The US technology exchange Nasdaq has warned electric car manufacturer Polestar that trading in Polestar shares could be halted there next year. The reason for this is the fall in the price of Polestar shares. Nasdaq regulations stipulate a minimum share price of US$1, which Polestar has been trading below for weeks.

Image: Polestar
Image: Polestar

In September 2021, Polestar announced its merger with Gores Guggenheim, a SPAC, or special purpose acquisition company, which is a type of vehicle used to accelerate IPOs. In June 2022, the merged company made its stock market debut under the ticker symbol PSNY, bringing in $890 million for Polestar. Polestar was valued at $27.42 billion.

This significant discrepancy is due to the fact that only around 6 per cent of Polestar shares were freely traded, while 94 per cent remained with the Chinese automotive group Geely and its Swedish subsidiary Volvo Cars. And that was possibly Polestar’s birth defect, because free shareholders never had the prospect of having a significant say in Polestar, but could at best dream of dividends. However, since its inception, Polestar has consistently posted net losses and is not profitable, which is why there have never been any dividends for shareholders.

Accordingly, Polestar’s share price soon began to decline: while the price closed at $13 on the Nasdaq on June 24, 2022, the day of its initial listing, it then fell almost continuously. After the price had been below the critical US$1 mark for some time in 2024, Polestar received an initial request from Nasdaq to push the price up. In the meantime, the price did indeed stabilize above the mark again, but then fell below US$1 again in September 2025.

However, as Nasdaq regulations stipulate that traded company shares must be worth at least $1, the US technology exchange has now requested Polestar to take measures to support the share price and bring it back above $1, e.g. through share buybacks. If this is not achieved by April 29, 2026, Polestar will be given a further 180 days to achieve the target. If this is still not achieved, Nasdaq would initiate a delisting, i.e., exclude Polestar shares from trading.
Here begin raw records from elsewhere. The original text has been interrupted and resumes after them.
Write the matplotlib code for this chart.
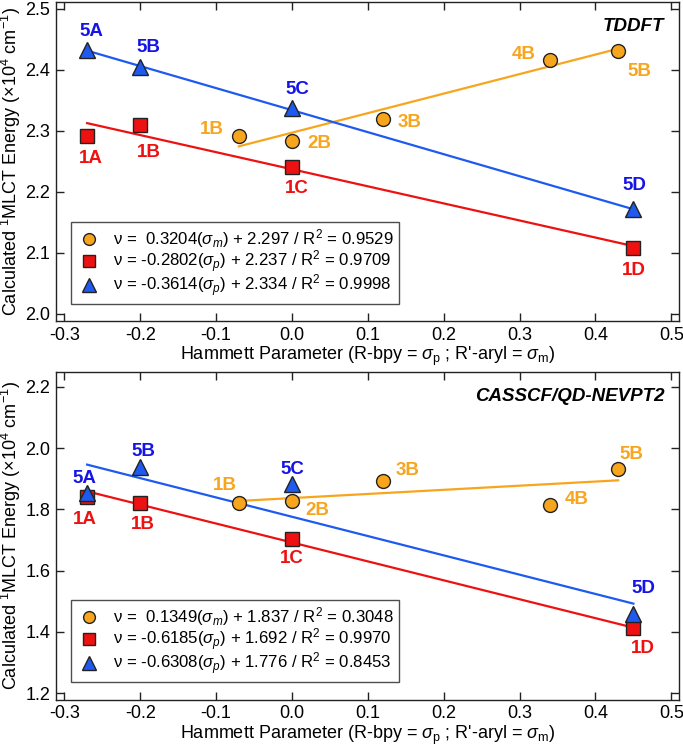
import numpy as np
import matplotlib
matplotlib.use('Agg')
import matplotlib.pyplot as plt
from matplotlib.lines import Line2D

plt.rcParams['font.family'] = ['Liberation Sans', 'DejaVu Sans']
plt.rcParams['mathtext.fontset'] = 'custom'
plt.rcParams['mathtext.rm'] = 'Liberation Sans'
plt.rcParams['mathtext.it'] = 'Liberation Sans:italic'
plt.rcParams['mathtext.bf'] = 'Liberation Sans:bold'

ORANGE = '#F8A51E'
RED = '#EE1111'
BLUE_TXT = '#1414E6'
BLUE = '#1E5AF0'

# sigma values
x_orange = [-0.07, 0.0, 0.12, 0.34, 0.43]
x_red = [-0.27, -0.20, 0.0, 0.45]
x_blue = [-0.27, -0.20, 0.0, 0.45]
lab_orange = ['1B', '2B', '3B', '4B', '5B']
lab_red = ['1A', '1B', '1C', '1D']
lab_blue = ['5A', '5B', '5C', '5D']

# TDDFT energies (x10^4 cm-1)
td_orange = [2.292, 2.283, 2.319, 2.417, 2.431]
td_red = [2.292, 2.310, 2.240, 2.108]
td_blue = [2.433, 2.404, 2.337, 2.171]
td_fit = [(0.3204, 2.297, 0.9529), (-0.2802, 2.237, 0.9709), (-0.3614, 2.334, 0.9998)]

# CASSCF/QD-NEVPT2 energies
cas_orange = [1.822, 1.826, 1.893, 1.816, 1.933]
cas_red = [1.842, 1.820, 1.703, 1.412]
cas_blue = [1.855, 1.937, 1.884, 1.458]
cas_fit = [(0.1349, 1.837, 0.3048), (-0.6185, 1.692, 0.9970), (-0.6308, 1.776, 0.8453)]

# label offsets (dx, dy) in data units
td_off_orange = [(-0.035, 0.010), (0.036, -0.003), (0.035, -0.005), (-0.034, 0.008), (0.028, -0.034)]
td_off_red = [(0.005, -0.037), (0.011, -0.045), (0.007, -0.035), (0.001, -0.037)]
td_off_blue = [(0.005, 0.030), (0.011, 0.033), (0.007, 0.031), (0.001, 0.040)]
cas_off_orange = [(-0.019, 0.057), (0.033, -0.028), (0.033, 0.035), (0.035, 0.017), (0.017, 0.047)]
cas_off_red = [(-0.003, -0.074), (0.004, -0.068), (0.0, -0.063), (0.013, -0.065)]
cas_off_blue = [(-0.003, 0.046), (0.004, 0.051), (0.0, 0.048), (0.013, 0.084)]

fig = plt.figure(figsize=(6.83, 7.5), dpi=100)
ax1 = fig.add_axes([0.082, 0.572, 0.912, 0.425])
ax2 = fig.add_axes([0.082, 0.067, 0.912, 0.437])


def panel(ax, yo, yr, yb, fits, offs, ylim, yticks, title):
    sets = [(x_orange, yo, lab_orange, ORANGE, ORANGE, 'o', 10, offs[0]),
            (x_red, yr, lab_red, RED, RED, 's', 10, offs[1]),
            (x_blue, yb, lab_blue, BLUE, BLUE_TXT, '^', 11, offs[2])]
    handles = []
    legtxt = []
    for (xs, ys, labs, col, tcol, mk, ms, off), (m, b, r2), sub in zip(sets, fits, ['m', 'p', 'p']):
        xl = np.array([min(xs), max(xs)])
        ax.plot(xl, m * xl + b, color=col, lw=1.6, zorder=2)
        ax.plot(xs, ys, ls='none', marker=mk, ms=ms, mfc=col, mec='#222222', mew=1.0, zorder=3)
        for xv, yv, lab, (dx, dy) in zip(xs, ys, labs, off):
            ax.text(xv + dx, yv + dy, lab, color=tcol, fontsize=13.5, fontweight='bold',
                    ha='center', va='center', zorder=4)
        handles.append(Line2D([], [], ls='none', marker=mk, ms=ms - 1.5, mfc=col, mec='#222222', mew=1.0))
        sign = ' ' if m >= 0 else ''
        legtxt.append('ν = %s%.4f($\\mathit{\\sigma_%s}$) + %.3f / R$^2$ = %.4f' % (sign, m, sub, b, r2))
    leg = ax.legend(handles, legtxt, loc='lower left', bbox_to_anchor=(0.024, 0.053),
                    borderaxespad=0, fontsize=12.1, frameon=True, fancybox=False,
                    edgecolor='#222222', handletextpad=0.6, borderpad=0.3, labelspacing=-0.12,
                    handlelength=1.6, handleheight=0.6)
    leg.get_frame().set_linewidth(1.0)
    ax.set_xlim(-0.311, 0.51)
    ax.set_ylim(*ylim)
    ax.set_xticks(np.arange(-0.3, 0.51, 0.1))
    ax.set_xticklabels(['-0.3', '-0.2', '-0.1', '0.0', '0.1', '0.2', '0.3', '0.4', '0.5'])
    ax.set_yticks(yticks)
    ax.set_yticklabels(['%.1f' % v for v in yticks])
    ax.tick_params(direction='in', length=6, width=1.0, top=True, right=True,
                   labelsize=13, color='#222222', pad=4)
    for s in ax.spines.values():
        s.set_linewidth(1.0)
        s.set_color('#222222')
    ax.set_xlabel(r"Hammett Parameter (R-bpy = $\sigma_\mathrm{p}$ ; R'-aryl = $\sigma_\mathrm{m}$)",
                  fontsize=13, labelpad=1)
    ax.set_ylabel(r'Calculated $^1$MLCT Energy ($\times$10$^4$ cm$^{-1}$)', fontsize=13, labelpad=2)
    ax.text(0.977, 0.925, title, transform=ax.transAxes, ha='right', va='center',
            fontsize=13.5, fontweight='bold', fontstyle='italic')


panel(ax1, td_orange, td_red, td_blue, td_fit,
      (td_off_orange, td_off_red, td_off_blue), (1.988, 2.511),
      [2.0, 2.1, 2.2, 2.3, 2.4, 2.5], 'TDDFT')
panel(ax2, cas_orange, cas_red, cas_blue, cas_fit,
      (cas_off_orange, cas_off_red, cas_off_blue), (1.178, 2.249),
      [1.2, 1.4, 1.6, 1.8, 2.0, 2.2], 'CASSCF/QD-NEVPT2')

fig.savefig('out.png', dpi=100)
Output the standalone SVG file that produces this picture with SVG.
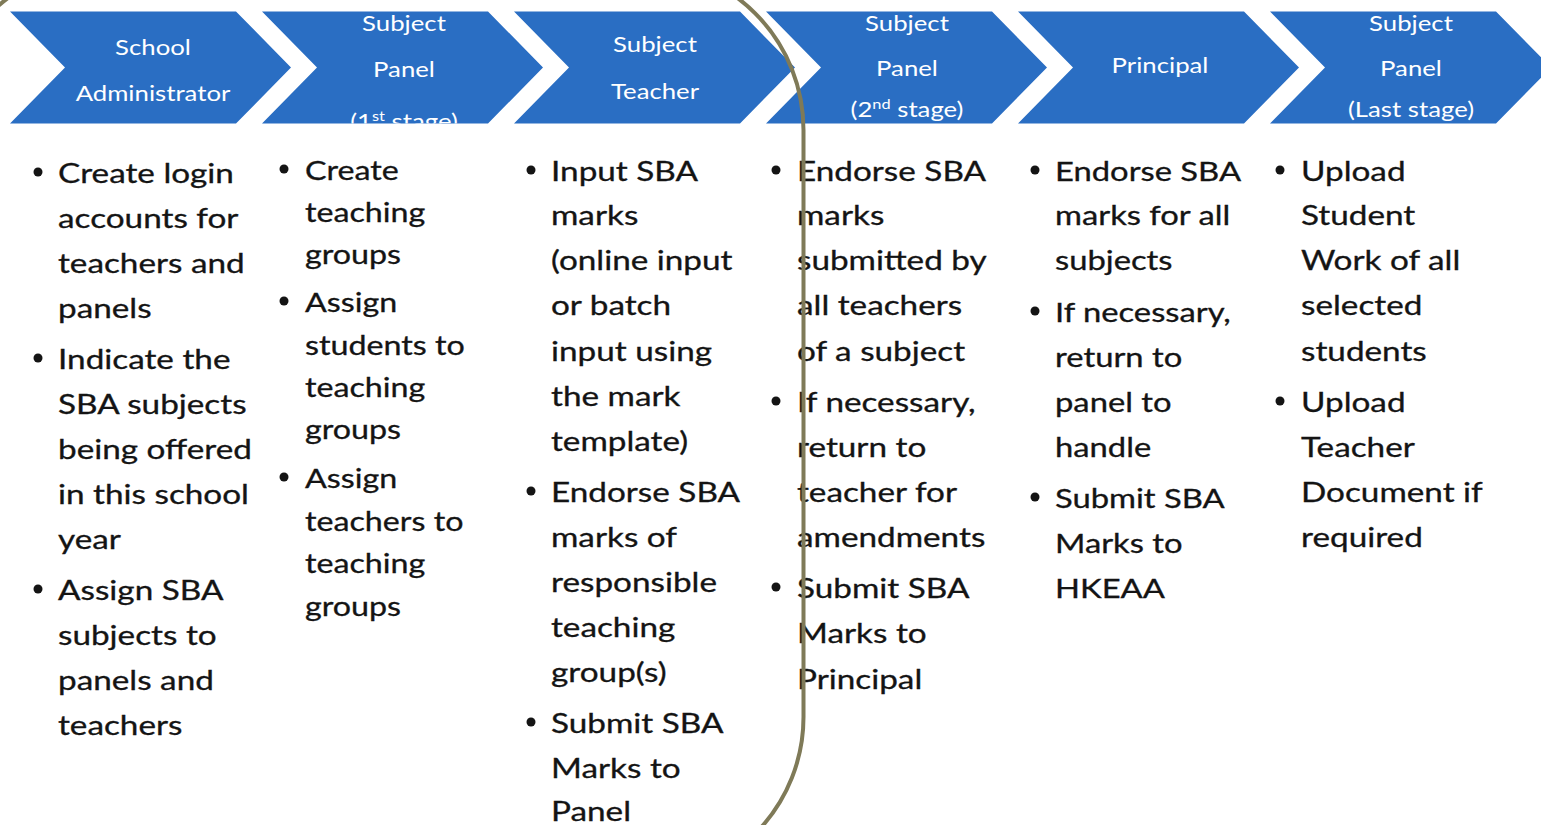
<svg xmlns="http://www.w3.org/2000/svg" width="1541" height="825" viewBox="0 0 1541 825">
<defs>
<style>
.chev{fill:#2a6ec3}
.ht{font-family:Lato,"Open Sans",sans-serif;font-size:22px;fill:#ffffff;text-anchor:middle}
.bt{font-family:Lato,"Open Sans",sans-serif;font-size:26px;fill:#141414;stroke:#141414;stroke-width:0.3}
.bul{fill:#141414}
.frame{fill:none;stroke:#7f7a58;stroke-width:4}
</style>
<path id="chevShape" d="M0,11.5 H226 L281,67.5 L226,123.5 H0 L55,67.5 Z"/>
<clipPath id="c1"><use href="#chevShape" x="10"/></clipPath>
<clipPath id="c2"><use href="#chevShape" x="262"/></clipPath>
<clipPath id="c3"><use href="#chevShape" x="514"/></clipPath>
<clipPath id="c4"><use href="#chevShape" x="766"/></clipPath>
<clipPath id="c5"><use href="#chevShape" x="1018"/></clipPath>
<clipPath id="c6"><use href="#chevShape" x="1270"/></clipPath>
</defs>
<rect width="1541" height="825" fill="#ffffff"/>

<g id="step1">
<use href="#chevShape" x="10" class="chev"/>
<g clip-path="url(#c1)"><text class="ht" transform="translate(153,0) scale(1.17,1)"><tspan x="0" y="55">School</tspan><tspan x="0" y="101">Administrator</tspan></text></g>
</g>
<g id="step2">
<use href="#chevShape" x="262" class="chev"/>
<g clip-path="url(#c2)"><text class="ht" transform="translate(404,0) scale(1.17,1)"><tspan x="0" y="31">Subject</tspan><tspan x="0" y="77">Panel</tspan><tspan x="0" y="129">(1<tspan font-size="14" dy="-8">st</tspan><tspan dy="8"> stage)</tspan></tspan></text></g>
</g>
<g id="step3">
<use href="#chevShape" x="514" class="chev"/>
<g clip-path="url(#c3)"><text class="ht" transform="translate(655,0) scale(1.17,1)"><tspan x="0" y="52">Subject</tspan><tspan x="0" y="99">Teacher</tspan></text></g>
</g>
<g id="step4">
<use href="#chevShape" x="766" class="chev"/>
<g clip-path="url(#c4)"><text class="ht" transform="translate(907,0) scale(1.17,1)"><tspan x="0" y="31">Subject</tspan><tspan x="0" y="76">Panel</tspan><tspan x="0" y="117">(2<tspan font-size="14" dy="-8">nd</tspan><tspan dy="8"> stage)</tspan></tspan></text></g>
</g>
<g id="step5">
<use href="#chevShape" x="1018" class="chev"/>
<g clip-path="url(#c5)"><text class="ht" transform="translate(1160,0) scale(1.17,1)"><tspan x="0" y="73">Principal</tspan></text></g>
</g>
<g id="step6">
<use href="#chevShape" x="1270" class="chev"/>
<g clip-path="url(#c6)"><text class="ht" transform="translate(1411,0) scale(1.17,1)"><tspan x="0" y="31">Subject</tspan><tspan x="0" y="76">Panel</tspan><tspan x="0" y="117">(Last stage)</tspan></text></g>
</g>

<g id="col1">
<circle class="bul" cx="38" cy="172" r="4.5"/>
<circle class="bul" cx="38" cy="358" r="4.5"/>
<circle class="bul" cx="38" cy="589" r="4.5"/>
<text class="bt" transform="translate(58,0) scale(1.28,1)">
<tspan x="0" y="183">Create login</tspan><tspan x="0" y="228">accounts for</tspan><tspan x="0" y="273">teachers and</tspan><tspan x="0" y="318">panels</tspan>
<tspan x="0" y="369">Indicate the</tspan><tspan x="0" y="414">SBA subjects</tspan><tspan x="0" y="459">being offered</tspan><tspan x="0" y="504">in this school</tspan><tspan x="0" y="549">year</tspan>
<tspan x="0" y="600">Assign SBA</tspan><tspan x="0" y="645">subjects to</tspan><tspan x="0" y="690">panels and</tspan><tspan x="0" y="735">teachers</tspan>
</text>
</g>

<g id="col2">
<circle class="bul" cx="284" cy="169" r="4.5"/>
<circle class="bul" cx="284" cy="301" r="4.5"/>
<circle class="bul" cx="284" cy="477" r="4.5"/>
<text class="bt" transform="translate(305,0) scale(1.24,1)">
<tspan x="0" y="180">Create</tspan><tspan x="0" y="222">teaching</tspan><tspan x="0" y="264">groups</tspan>
<tspan x="0" y="312">Assign</tspan><tspan x="0" y="355">students to</tspan><tspan x="0" y="397">teaching</tspan><tspan x="0" y="439">groups</tspan>
<tspan x="0" y="488">Assign</tspan><tspan x="0" y="531">teachers to</tspan><tspan x="0" y="573">teaching</tspan><tspan x="0" y="616">groups</tspan>
</text>
</g>

<g id="col3">
<circle class="bul" cx="531" cy="170" r="4.5"/>
<circle class="bul" cx="531" cy="491" r="4.5"/>
<circle class="bul" cx="531" cy="722" r="4.5"/>
<text class="bt" transform="translate(551,0) scale(1.28,1)">
<tspan x="0" y="181">Input SBA</tspan><tspan x="0" y="225">marks</tspan><tspan x="0" y="270">(online input</tspan><tspan x="0" y="315">or batch</tspan><tspan x="0" y="361">input using</tspan><tspan x="0" y="406">the mark</tspan><tspan x="0" y="451">template)</tspan>
<tspan x="0" y="502">Endorse SBA</tspan><tspan x="0" y="547">marks of</tspan><tspan x="0" y="592">responsible</tspan><tspan x="0" y="637">teaching</tspan><tspan x="0" y="682">group(s)</tspan>
<tspan x="0" y="733">Submit SBA</tspan><tspan x="0" y="778">Marks to</tspan><tspan x="0" y="821">Panel</tspan>
</text>
</g>

<g id="col4">
<circle class="bul" cx="776" cy="170" r="4.5"/>
<circle class="bul" cx="776" cy="401" r="4.5"/>
<circle class="bul" cx="776" cy="587" r="4.5"/>
<text class="bt" transform="translate(797,0) scale(1.28,1)">
<tspan x="0" y="181">Endorse SBA</tspan><tspan x="0" y="225">marks</tspan><tspan x="0" y="270">submitted by</tspan><tspan x="0" y="315">all teachers</tspan><tspan x="0" y="361">of a subject</tspan>
<tspan x="0" y="412">If necessary,</tspan><tspan x="0" y="457">return to</tspan><tspan x="0" y="502">teacher for</tspan><tspan x="0" y="547">amendments</tspan>
<tspan x="0" y="598">Submit SBA</tspan><tspan x="0" y="643">Marks to</tspan><tspan x="0" y="689">Principal</tspan>
</text>
</g>

<g id="col5">
<circle class="bul" cx="1035" cy="170" r="4.5"/>
<circle class="bul" cx="1035" cy="311" r="4.5"/>
<circle class="bul" cx="1035" cy="497" r="4.5"/>
<text class="bt" transform="translate(1055,0) scale(1.26,1)">
<tspan x="0" y="181">Endorse SBA</tspan><tspan x="0" y="225">marks for all</tspan><tspan x="0" y="270">subjects</tspan>
<tspan x="0" y="322">If necessary,</tspan><tspan x="0" y="367">return to</tspan><tspan x="0" y="412">panel to</tspan><tspan x="0" y="457">handle</tspan>
<tspan x="0" y="508">Submit SBA</tspan><tspan x="0" y="553">Marks to</tspan><tspan x="0" y="598">HKEAA</tspan>
</text>
</g>

<g id="col6">
<circle class="bul" cx="1280" cy="170" r="4.5"/>
<circle class="bul" cx="1280" cy="401" r="4.5"/>
<text class="bt" transform="translate(1301,0) scale(1.28,1)">
<tspan x="0" y="181">Upload</tspan><tspan x="0" y="225">Student</tspan><tspan x="0" y="270">Work of all</tspan><tspan x="0" y="315">selected</tspan><tspan x="0" y="361">students</tspan>
<tspan x="0" y="412">Upload</tspan><tspan x="0" y="457">Teacher</tspan><tspan x="0" y="502">Document if</tspan><tspan x="0" y="547">required</tspan>
</text>
</g>

<g id="frame">
<rect class="frame" x="-58" y="-35" width="861.5" height="917" rx="165" ry="165"/>
</g>
</svg>
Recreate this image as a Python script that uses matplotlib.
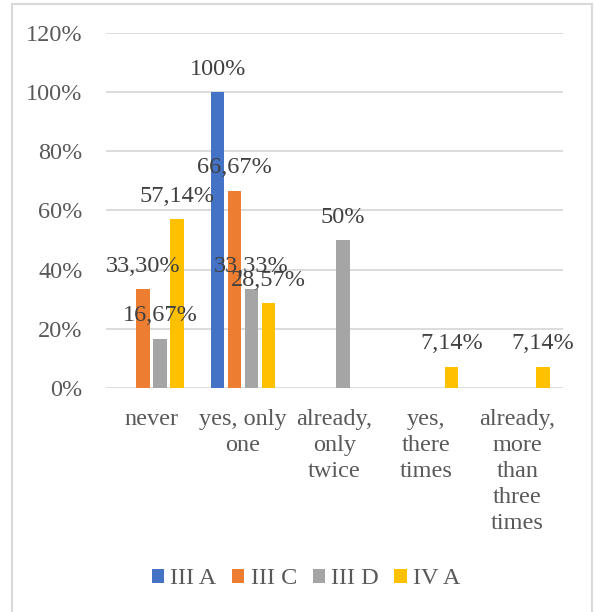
import numpy as np
import matplotlib.pyplot as plt
from matplotlib.patches import Rectangle

# Dados do gráfico
categories = ["never", "yes, only\none", "already,\nonly\ntwice", "yes,\nthere\ntimes",
              "already,\nmore\nthan\nthree\ntimes"]
series_names = ["III A", "III C", "III D", "IV A"]
iii_a = [0.0, 1.00, 0.0, 0.0, 0.0]
iii_c = [0.3330, 0.6667, 0.0, 0.0, 0.0]
iii_d = [0.1667, 0.3333, 0.50, 0.0, 0.0]
iv_a = [0.5714, 0.2857, 0.0, 0.0714, 0.0714]
colors = ["#4472C4", "#ED7D31", "#A5A5A5", "#FFC000"]
yticks = [0, 0.2, 0.4, 0.6, 0.8, 1.0, 1.2]

plt.rcParams['font.family'] = ['Liberation Serif', 'DejaVu Serif']
text_color = "#404040"
tick_color = "#595959"
fs = 17.5


def fmt_pct(v):
    p = v * 100
    if abs(p - round(p)) < 1e-9:
        return f"{int(round(p))}%"
    return f"{p:.2f}%".replace(".", ",")


fig = plt.figure(figsize=(5.94, 6.12), dpi=100)
ax = fig.add_axes([106 / 594, 1 - 388 / 612, (563 - 106) / 594, (388 - 33) / 612])

x = np.arange(len(categories))
step = 0.186
width = 0.148
all_series = [iii_a, iii_c, iii_d, iv_a]
for i, (name, vals, col) in enumerate(zip(series_names, all_series, colors)):
    pos = x + (i - 1.5) * step
    ax.bar(pos, vals, width=width, color=col, label=name, zorder=3)
    for px, v in zip(pos, vals):
        if v > 0:
            ax.annotate(fmt_pct(v), (px, v), xytext=(0, 16.5), textcoords="offset points",
                        ha="center", va="center", fontsize=fs, color=text_color, zorder=4)

ax.set_xlim(-0.5, len(categories) - 0.5)
ax.set_ylim(0, 1.2)
ax.set_yticks(yticks)
ax.set_yticklabels([f"{int(round(t * 100))}%" for t in yticks], fontsize=fs, color=tick_color)
ax.set_xticks(x)
ax.set_xticklabels(categories, fontsize=fs, color=tick_color, linespacing=1.32, va="top")
ax.tick_params(axis="both", length=0)
ax.tick_params(axis="y", pad=17)
ax.tick_params(axis="x", pad=15)
ax.grid(axis="y", color="#D9D9D9", linewidth=1.3, zorder=0)
for s in ax.spines.values():
    s.set_visible(False)

leg = fig.legend(loc="center", bbox_to_anchor=(306 / 594, 1 - 579 / 612), ncol=4, frameon=False,
                 fontsize=fs, handlelength=0.5, handleheight=0.5, handletextpad=0.25,
                 columnspacing=0.65)
for t in leg.get_texts():
    t.set_color(tick_color)

# cadre autour du graphique
fig.patches.append(Rectangle((12 / 594, -0.01), (592 - 12) / 594, 1 - 4 / 612 + 0.01,
                             transform=fig.transFigure, fill=False, edgecolor="#D9D9D9",
                             linewidth=1.5))

fig.savefig("out.png", dpi=100)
This, in turn, would not necessarily spell the end for Polestar’s stock market listing: it would also be possible to switch to another stock exchange with less stringent rules. However, it might also be logical for Polestar’s main shareholders, Geely and Volvo Cars, to delist Polestar completely. This would eliminate costly reporting requirements for Polestar and stop the publicly visible devaluation of its shares. Of the $27.42 billion market capitalization at the time of the IPO, less than $2 billion of the company’s valuation remains today.